Et vous noterez que je n'ai pas utilisé une seule fois le mot « bite »!

La côte Est ne regorge pas seulement de richesses culturelles, on y trouve aussi un superbe parc national, celui de Seoraksan (설악산). La randonnée est certainement la pratique sportive préférée des coréens. Où que vous vous trouviez à Séoul vous verrez des gens habillés en tenues de rando, bâtons de marche à la main. Les magasins d’équipement de randonnée sont partout. La capitale est constellée de collines boisée que les habitants aiment à parcourir. Par contre, si marcher en Chine est le meilleur moyen d’éviter de rencontrer quelqu’un, en Corée c’est tout l’inverse. Où que vous vous trouviez vous croiserez au moins un coréen qui aura acheté jusqu’à son sandwich dans un magasin de sport et à la ceinture duquel pend un iPhone crachant de la musique K-pop. Après plusieurs journées de balades dans mon parc et ses environs, Kate m’y retrouva pour une randonnée en direction d’une petite grotte aménagée en minuscule temple bouddhique.
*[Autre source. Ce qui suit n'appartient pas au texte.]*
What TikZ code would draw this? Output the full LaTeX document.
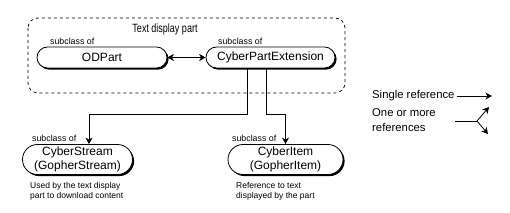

Ils n'ont pas choisi le coin le plus moche...

Après ça je suis allé me perdre dans le parc national de Woraksan (월악산), beaucoup plus tranquille et tout aussi splendide. J’ai fini ma promenade campagnarde par la visite d’une petite grotte sans prétentions dont tout le charme résidait dans la simplicité des aménagements et la convivialité des employés. Puis j’ai remis le cap vers la capitale pour une dernière promenade avec Kate avant d’aller m’isoler sur une île pour mes prochaines aventures.

En pure bande-annonce de ce que vous allez déguster en matière de bestioles et pour compenser leur absence lors de mes récits chinois, voici un premier échantillons des créatures que j’ai pu découvrir en Corée:

Le tamia de Sibérie, ou écureuil de Corée. Une de ces créatures repoussantes qui n'auraient pas le droit d'exister dans un monde parfait...

Le pic kisuki que je trouve trop mignon.

Le pouillot à grands sourcils pour les collègues roumains.

Et la bergeronnette du Japon pour Aurélie!